DATASET ROWS:
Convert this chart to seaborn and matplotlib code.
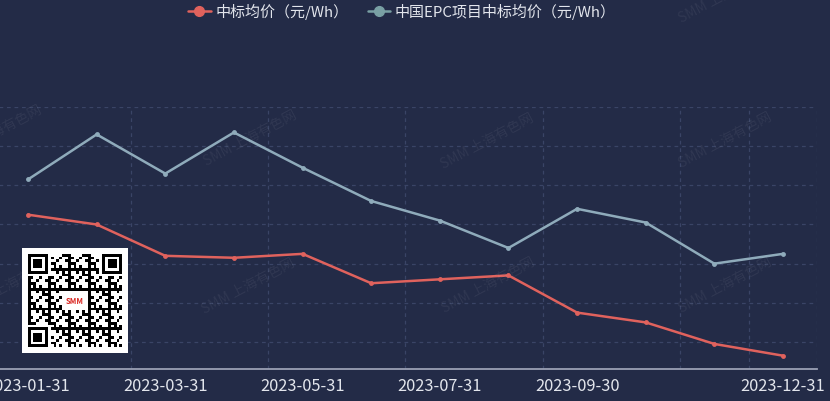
import matplotlib
matplotlib.use("Agg")
import matplotlib.pyplot as plt
import seaborn as sns
import pandas as pd
import numpy as np
from matplotlib.lines import Line2D

# ---------------- data ----------------
months = ["2023-01-31", "2023-02-28", "2023-03-31", "2023-04-30", "2023-05-31", "2023-06-30",
          "2023-07-31", "2023-08-31", "2023-09-30", "2023-10-31", "2023-11-30", "2023-12-31"]
series_names = ["中标均价（元/Wh）", "中国EPC项目中标均价（元/Wh）"]
bid_price = [1.45, 1.40, 1.24, 1.23, 1.25, 1.10, 1.12, 1.14, 0.95, 0.90, 0.79, 0.73]
epc_price = [1.63, 1.86, 1.66, 1.87, 1.69, 1.52, 1.42, 1.28, 1.48, 1.41, 1.20, 1.25]
shown_labels = ["2023-01-31", "2023-03-31", "2023-05-31", "2023-07-31", "2023-09-30", "2023-12-31"]
y_grid = [0.8, 1.0, 1.2, 1.4, 1.6, 1.8, 2.0]
watermark = "SMM 上海有色网"

# ---------------- style ----------------
BG = "#232b47"
RED = "#e0625d"
BLUE = "#8fabbb"
GRID = "#3a4466"
AXIS = "#9aa0b4"
TXT = "#e2e5ec"

sns.set_theme(style="dark")
plt.rcParams["font.family"] = ["Noto Sans CJK SC", "DejaVu Sans"]

W, H = 830, 402
fig = plt.figure(figsize=(W / 100, H / 100), dpi=100, facecolor=BG)

x0, x1 = -6.3, 817.3
ytop, ybot = 108, 370
ax = fig.add_axes([x0 / W, (H - ybot) / H, (x1 - x0) / W, (ybot - ytop) / H])
ax.set_facecolor(BG)

df = pd.DataFrame({
    "month": months * 2,
    "value": bid_price + epc_price,
    "series": [series_names[0]] * len(months) + [series_names[1]] * len(months),
})
palette = {series_names[0]: RED, series_names[1]: BLUE}

sns.lineplot(data=df, x="month", y="value", hue="series", hue_order=series_names[::-1],
             palette=palette, marker="o", markersize=3.5, markeredgewidth=0,
             linewidth=1.8, sort=False, legend=False, ax=ax, zorder=5)

ax.set_xlim(-0.5, len(months) - 0.5)
ax.set_ylim(0.662, 2.0)

# grid
for yv in y_grid:
    ax.axhline(yv, color=GRID, lw=0.9, dashes=(3, 3), zorder=1)
boundaries = [1.5, 3.5, 5.5, 7.5, 9.5, 10.5, 11.5]
for xv in boundaries:
    ax.axvline(xv, color=GRID, lw=0.9, dashes=(3, 3), zorder=1)

# axes / ticks
for s in ["top", "right", "left"]:
    ax.spines[s].set_visible(False)
ax.spines["bottom"].set_color(AXIS)
ax.spines["bottom"].set_linewidth(1.3)
ax.set_yticks([])
ax.set_xlabel("")
ax.set_ylabel("")
ax.set_xticks([months.index(m) for m in shown_labels])
ax.set_xticklabels(shown_labels)
ax.set_xticks([1.5, 3.5, 5.5, 7.5, 9.5, 11.5], minor=True)
ax.tick_params(axis="x", which="major", length=0, pad=6, labelsize=11.8, labelcolor=TXT)
ax.tick_params(axis="x", which="minor", length=4.5, width=1.0, color=AXIS, direction="out")

# legend
handles = [Line2D([0], [0], color=RED, lw=1.8, marker="o", markersize=7),
           Line2D([0], [0], color="#79a0a4", lw=1.8, marker="o", markersize=7)]
leg = fig.legend(handles, series_names, loc="center", bbox_to_anchor=(402 / W, 1 - 12 / H),
                 ncol=2, frameon=False, fontsize=10.8, handlelength=1.5, handletextpad=0.3,
                 columnspacing=1.3, labelcolor=TXT)

# watermarks
wm_pos = [(-5, 133), (250, 138), (487, 141), (725, 140),
          (10, 285), (248, 286), (488, 285), (725, 285), (725, -5)]
for (px, py) in wm_pos:
    fig.text(px / W, 1 - py / H, watermark, rotation=28, ha="center", va="center",
             fontsize=10, color="white", alpha=0.06, zorder=0)

# QR-code style badge
qax = fig.add_axes([22 / W, (H - 354) / H, 106 / W, 105 / H], zorder=10)
n = 33
qr = np.zeros((n, n))
ii, jj = np.meshgrid(np.arange(n), np.arange(n), indexing="ij")
qr[((ii * 7 + jj * 13 + ii * jj * 3) % 7) < 3] = 1
def finder(r, c):
    qr[r:r + 8, c:c + 8] = 0
    qr[r:r + 7, c:c + 7] = 1
    qr[r + 1:r + 6, c + 1:c + 6] = 0
    qr[r + 2:r + 5, c + 2:c + 5] = 1
finder(0, 0); finder(0, n - 7); finder(n - 7, 0)
qr[0:8, n - 8] = 0; qr[n - 8, 0:8] = 0
qr[13:20, 12:21] = 0
img = np.ones((n + 4, n + 4))
img[2:-2, 2:-2] = 1 - qr
qax.imshow(img, cmap="gray", vmin=0, vmax=1, interpolation="nearest", aspect="auto")
qax.text((n + 4) / 2 - 0.5, (n + 4) / 2 - 0.5, "SMM", color="#d9231d", fontsize=5.5,
         fontweight="bold", ha="center", va="center")
qax.set_axis_off()

fig.savefig("out.png", dpi=100, facecolor=BG)
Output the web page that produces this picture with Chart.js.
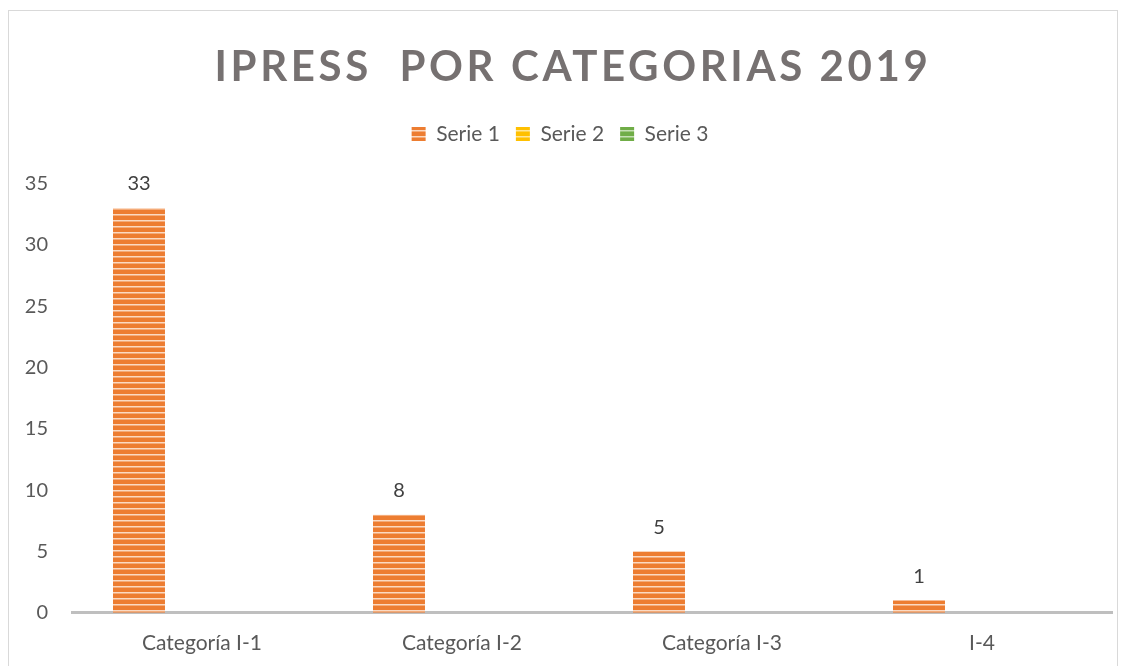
<!DOCTYPE html>
<html lang="es">
    <head>
        <meta charset="utf-8" />
        <title>IPRESS por categorias 2019</title>
        <script src="https://cdnjs.cloudflare.com/ajax/libs/Chart.js/4.4.0/chart.umd.js"></script>
        <style>
            html, body {
                margin: 0;
                padding: 0;
                background: #fff;
                overflow: hidden;
            }
            #wrap {
                position: relative;
                width: 1130px;
                height: 666px;
            }
            #frame {
                position: absolute;
                left: 8px;
                top: 10px;
                width: 1110px;
                height: 700px;
                border: 1px solid #d9d9d9;
                box-sizing: border-box;
            }
        </style>
    </head>
    <body>
        <div id="wrap">
            <div id="frame"></div>
            <canvas id="canvas" width="1130" height="666"></canvas>
        </div>
        <script>
            const title = 'IPRESS  POR CATEGORIAS 2019';
            const categories = ['Categoría I-1', 'Categoría I-2', 'Categoría I-3', 'I-4'];
            const serie1 = [33, 8, 5, 1];
            const serie2 = [0, 0, 0, 0];
            const serie3 = [0, 0, 0, 0];
            const seriesNames = ['Serie 1', 'Serie 2', 'Serie 3'];
            const yTicks = [0, 5, 10, 15, 20, 25, 30, 35];

            const font = 'Lato, "Open Sans", sans-serif';

            // horizontal stripes like the excel fill
            function stripes(base, light) {
                const c = document.createElement('canvas');
                c.width = 8;
                c.height = 6;
                const x = c.getContext('2d');
                x.fillStyle = base;
                x.fillRect(0, 0, 8, 6);
                x.fillStyle = light;
                x.fillRect(0, 4, 8, 1.5);
                return x.createPattern(c, 'repeat');
            }

            const fills = [
                stripes('#ed7d31', '#fbd9c1'),
                stripes('#ffc000', '#ffe699'),
                stripes('#70ad47', '#c5e0b4')
            ];

            const titlePlugin = {
                id: 'bigTitle',
                afterDraw(chart) {
                    const ctx = chart.ctx;
                    ctx.save();
                    ctx.font = 'bold 42px ' + font;
                    ctx.fillStyle = '#767171';
                    ctx.textAlign = 'center';
                    ctx.textBaseline = 'middle';
                    ctx.letterSpacing = '3.6px';
                    ctx.fillText(title, 573, 67);
                    ctx.restore();
                }
            };

            // extra room under the legend
            const legendGap = {
                id: 'legendGap',
                beforeInit(chart) {
                    const fit = chart.legend.fit;
                    chart.legend.fit = function () {
                        fit.bind(chart.legend)();
                        this.height += 29;
                    };
                }
            };

            const valueLabels = {
                id: 'valueLabels',
                afterDatasetsDraw(chart) {
                    const ctx = chart.ctx;
                    ctx.save();
                    ctx.font = '20px ' + font;
                    ctx.fillStyle = '#404040';
                    ctx.textAlign = 'center';
                    ctx.textBaseline = 'middle';
                    chart.getDatasetMeta(0).data.forEach((bar, i) => {
                        ctx.fillText(serie1[i], bar.x, bar.y - 24);
                    });
                    ctx.restore();
                }
            };

            const datasets = [serie1, serie2, serie3].map((d, i) => ({
                label: seriesNames[i],
                data: d,
                backgroundColor: fills[i],
                borderWidth: 0,
                categoryPercentage: 0.727,
                barPercentage: 0.825
            }));

            new Chart('canvas', {
                type: 'bar',
                data: { labels: categories, datasets: datasets },
                plugins: [titlePlugin, legendGap, valueLabels],
                options: {
                    responsive: false,
                    animation: false,
                    layout: {
                        padding: { top: 23, left: 8, right: 18, bottom: 0 }
                    },
                    plugins: {
                        title: {
                            display: true,
                            text: '',
                            padding: { top: 70, bottom: 0 }
                        },
                        legend: {
                            position: 'top',
                            labels: {
                                font: { family: font, size: 21 },
                                color: '#595959',
                                boxWidth: 14,
                                boxHeight: 14,
                                padding: 16
                            }
                        },
                        tooltip: { enabled: false }
                    },
                    scales: {
                        x: {
                            grid: { display: false },
                            border: { color: '#bfbfbf', width: 3 },
                            ticks: {
                                font: { family: font, size: 21 },
                                color: '#595959',
                                padding: 10
                            }
                        },
                        y: {
                            min: 0,
                            max: 35,
                            afterBuildTicks(axis) {
                                axis.ticks = yTicks.map(v => ({ value: v }));
                            },
                            afterFit(axis) {
                                axis.width = 64;
                            },
                            grid: { display: false },
                            border: { display: false },
                            ticks: {
                                font: { family: font, size: 20 },
                                color: '#595959',
                                padding: 16
                            }
                        }
                    }
                }
            });
        </script>
    </body>
</html>
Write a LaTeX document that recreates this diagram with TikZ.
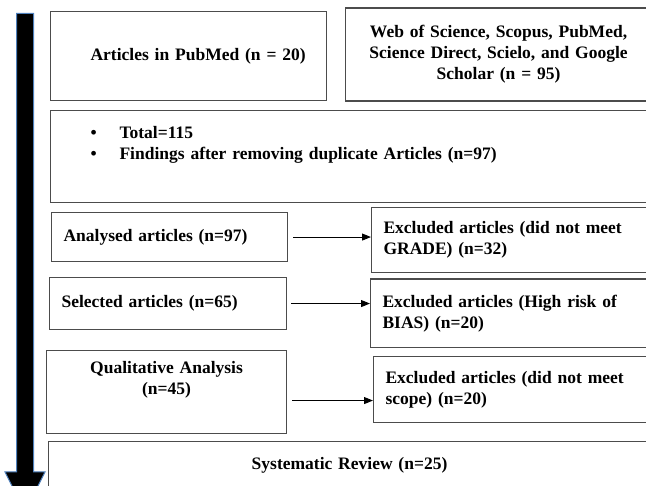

PROBLEM DETAILS:
Copy every line of the entries above in which "seaborn" occurs.

EXERCISE ANSWER:
Convert this chart to seaborn and matplotlib code.
import seaborn as sns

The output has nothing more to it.